::: Data lines
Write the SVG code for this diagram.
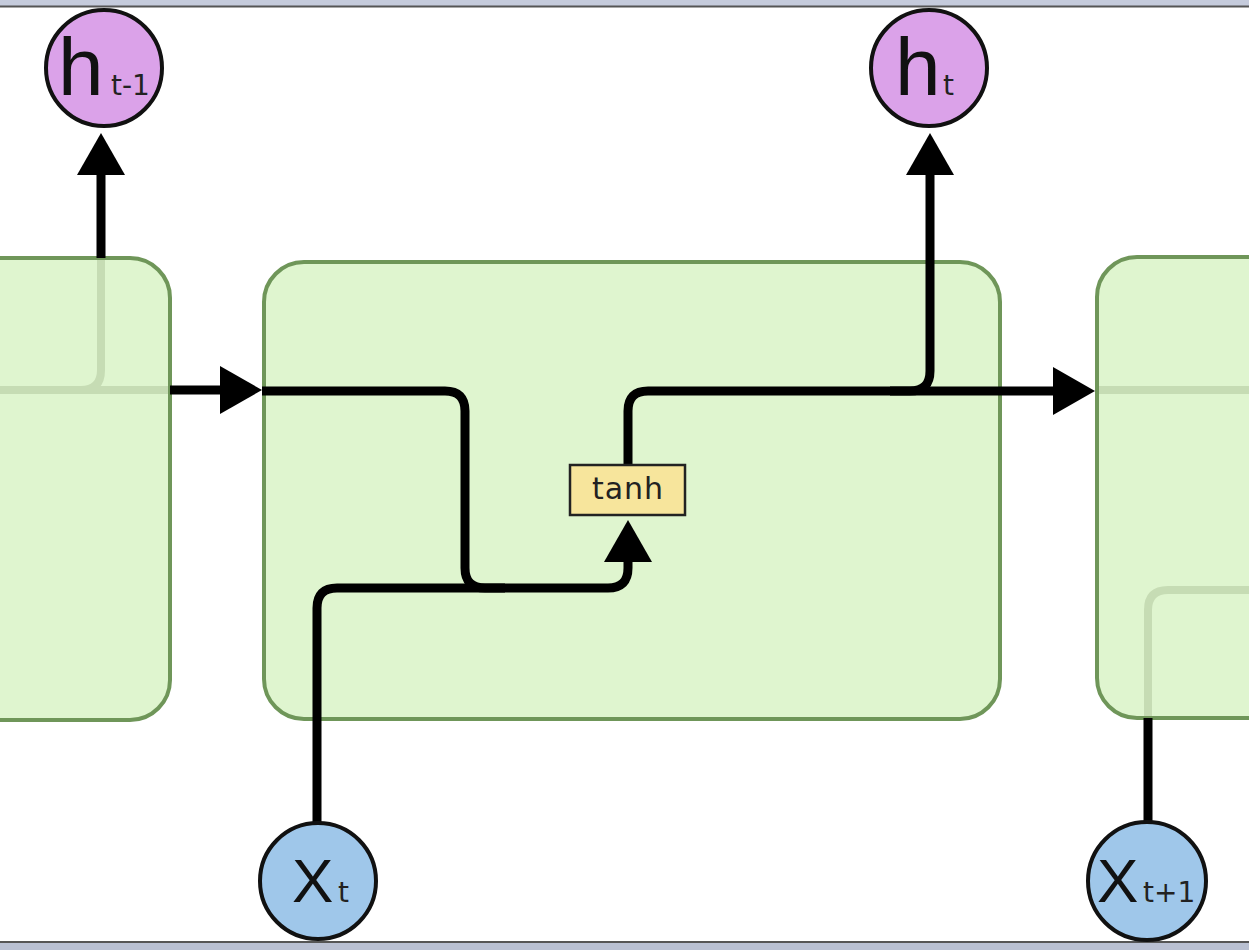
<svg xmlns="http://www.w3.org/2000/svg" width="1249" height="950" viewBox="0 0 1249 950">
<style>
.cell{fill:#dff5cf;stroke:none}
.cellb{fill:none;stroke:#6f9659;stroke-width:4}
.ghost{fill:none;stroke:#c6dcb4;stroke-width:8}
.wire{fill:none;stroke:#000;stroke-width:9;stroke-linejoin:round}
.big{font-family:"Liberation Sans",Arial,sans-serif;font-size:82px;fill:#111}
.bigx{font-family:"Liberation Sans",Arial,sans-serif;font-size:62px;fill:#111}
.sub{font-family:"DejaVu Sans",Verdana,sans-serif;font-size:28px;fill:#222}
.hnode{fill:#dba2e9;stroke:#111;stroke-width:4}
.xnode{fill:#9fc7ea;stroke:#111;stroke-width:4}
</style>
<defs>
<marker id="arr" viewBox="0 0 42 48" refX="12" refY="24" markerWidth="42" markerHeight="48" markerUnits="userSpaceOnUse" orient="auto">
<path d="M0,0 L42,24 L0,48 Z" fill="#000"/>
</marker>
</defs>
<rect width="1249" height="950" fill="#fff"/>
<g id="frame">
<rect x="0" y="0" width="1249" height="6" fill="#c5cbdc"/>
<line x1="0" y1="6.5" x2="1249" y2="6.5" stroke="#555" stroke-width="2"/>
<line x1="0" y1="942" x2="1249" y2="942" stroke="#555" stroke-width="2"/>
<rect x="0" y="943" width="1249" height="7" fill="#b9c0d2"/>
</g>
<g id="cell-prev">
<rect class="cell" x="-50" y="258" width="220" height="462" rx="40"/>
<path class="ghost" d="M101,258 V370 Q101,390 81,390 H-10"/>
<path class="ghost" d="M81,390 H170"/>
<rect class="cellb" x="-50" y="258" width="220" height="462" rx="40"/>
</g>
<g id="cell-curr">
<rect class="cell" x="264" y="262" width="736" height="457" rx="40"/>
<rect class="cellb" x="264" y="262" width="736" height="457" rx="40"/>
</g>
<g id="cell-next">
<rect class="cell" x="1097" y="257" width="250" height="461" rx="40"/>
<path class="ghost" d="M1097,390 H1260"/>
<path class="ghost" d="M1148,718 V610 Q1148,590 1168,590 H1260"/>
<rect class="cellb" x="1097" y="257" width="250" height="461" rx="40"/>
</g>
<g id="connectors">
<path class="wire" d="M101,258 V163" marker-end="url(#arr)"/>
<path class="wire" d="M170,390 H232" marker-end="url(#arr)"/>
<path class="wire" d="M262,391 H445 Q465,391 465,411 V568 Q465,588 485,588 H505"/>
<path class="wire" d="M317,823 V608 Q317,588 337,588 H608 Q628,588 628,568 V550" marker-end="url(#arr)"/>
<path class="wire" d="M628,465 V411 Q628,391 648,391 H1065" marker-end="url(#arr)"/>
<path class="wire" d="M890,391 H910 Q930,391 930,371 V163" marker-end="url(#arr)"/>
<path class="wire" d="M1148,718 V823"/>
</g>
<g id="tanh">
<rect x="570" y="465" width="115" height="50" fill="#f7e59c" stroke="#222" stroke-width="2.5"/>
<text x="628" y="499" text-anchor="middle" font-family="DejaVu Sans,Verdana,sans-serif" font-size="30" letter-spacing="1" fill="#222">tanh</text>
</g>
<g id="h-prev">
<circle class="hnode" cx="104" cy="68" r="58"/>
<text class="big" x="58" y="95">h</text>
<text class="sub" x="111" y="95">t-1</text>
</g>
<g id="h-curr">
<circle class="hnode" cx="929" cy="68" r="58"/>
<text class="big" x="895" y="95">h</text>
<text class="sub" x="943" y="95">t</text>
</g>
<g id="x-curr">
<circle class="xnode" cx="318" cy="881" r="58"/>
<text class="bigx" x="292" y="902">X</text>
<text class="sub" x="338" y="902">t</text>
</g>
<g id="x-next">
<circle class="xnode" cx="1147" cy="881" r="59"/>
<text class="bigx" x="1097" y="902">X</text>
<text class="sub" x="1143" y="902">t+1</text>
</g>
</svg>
::::::
> **What to produce**
Print the whole listing above once more, word for word, without its pictures.

> **Correct response**
Write the SVG code for this diagram.
<svg xmlns="http://www.w3.org/2000/svg" width="1249" height="950" viewBox="0 0 1249 950">
<style>
.cell{fill:#dff5cf;stroke:none}
.cellb{fill:none;stroke:#6f9659;stroke-width:4}
.ghost{fill:none;stroke:#c6dcb4;stroke-width:8}
.wire{fill:none;stroke:#000;stroke-width:9;stroke-linejoin:round}
.big{font-family:"Liberation Sans",Arial,sans-serif;font-size:82px;fill:#111}
.bigx{font-family:"Liberation Sans",Arial,sans-serif;font-size:62px;fill:#111}
.sub{font-family:"DejaVu Sans",Verdana,sans-serif;font-size:28px;fill:#222}
.hnode{fill:#dba2e9;stroke:#111;stroke-width:4}
.xnode{fill:#9fc7ea;stroke:#111;stroke-width:4}
</style>
<defs>
<marker id="arr" viewBox="0 0 42 48" refX="12" refY="24" markerWidth="42" markerHeight="48" markerUnits="userSpaceOnUse" orient="auto">
<path d="M0,0 L42,24 L0,48 Z" fill="#000"/>
</marker>
</defs>
<rect width="1249" height="950" fill="#fff"/>
<g id="frame">
<rect x="0" y="0" width="1249" height="6" fill="#c5cbdc"/>
<line x1="0" y1="6.5" x2="1249" y2="6.5" stroke="#555" stroke-width="2"/>
<line x1="0" y1="942" x2="1249" y2="942" stroke="#555" stroke-width="2"/>
<rect x="0" y="943" width="1249" height="7" fill="#b9c0d2"/>
</g>
<g id="cell-prev">
<rect class="cell" x="-50" y="258" width="220" height="462" rx="40"/>
<path class="ghost" d="M101,258 V370 Q101,390 81,390 H-10"/>
<path class="ghost" d="M81,390 H170"/>
<rect class="cellb" x="-50" y="258" width="220" height="462" rx="40"/>
</g>
<g id="cell-curr">
<rect class="cell" x="264" y="262" width="736" height="457" rx="40"/>
<rect class="cellb" x="264" y="262" width="736" height="457" rx="40"/>
</g>
<g id="cell-next">
<rect class="cell" x="1097" y="257" width="250" height="461" rx="40"/>
<path class="ghost" d="M1097,390 H1260"/>
<path class="ghost" d="M1148,718 V610 Q1148,590 1168,590 H1260"/>
<rect class="cellb" x="1097" y="257" width="250" height="461" rx="40"/>
</g>
<g id="connectors">
<path class="wire" d="M101,258 V163" marker-end="url(#arr)"/>
<path class="wire" d="M170,390 H232" marker-end="url(#arr)"/>
<path class="wire" d="M262,391 H445 Q465,391 465,411 V568 Q465,588 485,588 H505"/>
<path class="wire" d="M317,823 V608 Q317,588 337,588 H608 Q628,588 628,568 V550" marker-end="url(#arr)"/>
<path class="wire" d="M628,465 V411 Q628,391 648,391 H1065" marker-end="url(#arr)"/>
<path class="wire" d="M890,391 H910 Q930,391 930,371 V163" marker-end="url(#arr)"/>
<path class="wire" d="M1148,718 V823"/>
</g>
<g id="tanh">
<rect x="570" y="465" width="115" height="50" fill="#f7e59c" stroke="#222" stroke-width="2.5"/>
<text x="628" y="499" text-anchor="middle" font-family="DejaVu Sans,Verdana,sans-serif" font-size="30" letter-spacing="1" fill="#222">tanh</text>
</g>
<g id="h-prev">
<circle class="hnode" cx="104" cy="68" r="58"/>
<text class="big" x="58" y="95">h</text>
<text class="sub" x="111" y="95">t-1</text>
</g>
<g id="h-curr">
<circle class="hnode" cx="929" cy="68" r="58"/>
<text class="big" x="895" y="95">h</text>
<text class="sub" x="943" y="95">t</text>
</g>
<g id="x-curr">
<circle class="xnode" cx="318" cy="881" r="58"/>
<text class="bigx" x="292" y="902">X</text>
<text class="sub" x="338" y="902">t</text>
</g>
<g id="x-next">
<circle class="xnode" cx="1147" cy="881" r="59"/>
<text class="bigx" x="1097" y="902">X</text>
<text class="sub" x="1143" y="902">t+1</text>
</g>
</svg>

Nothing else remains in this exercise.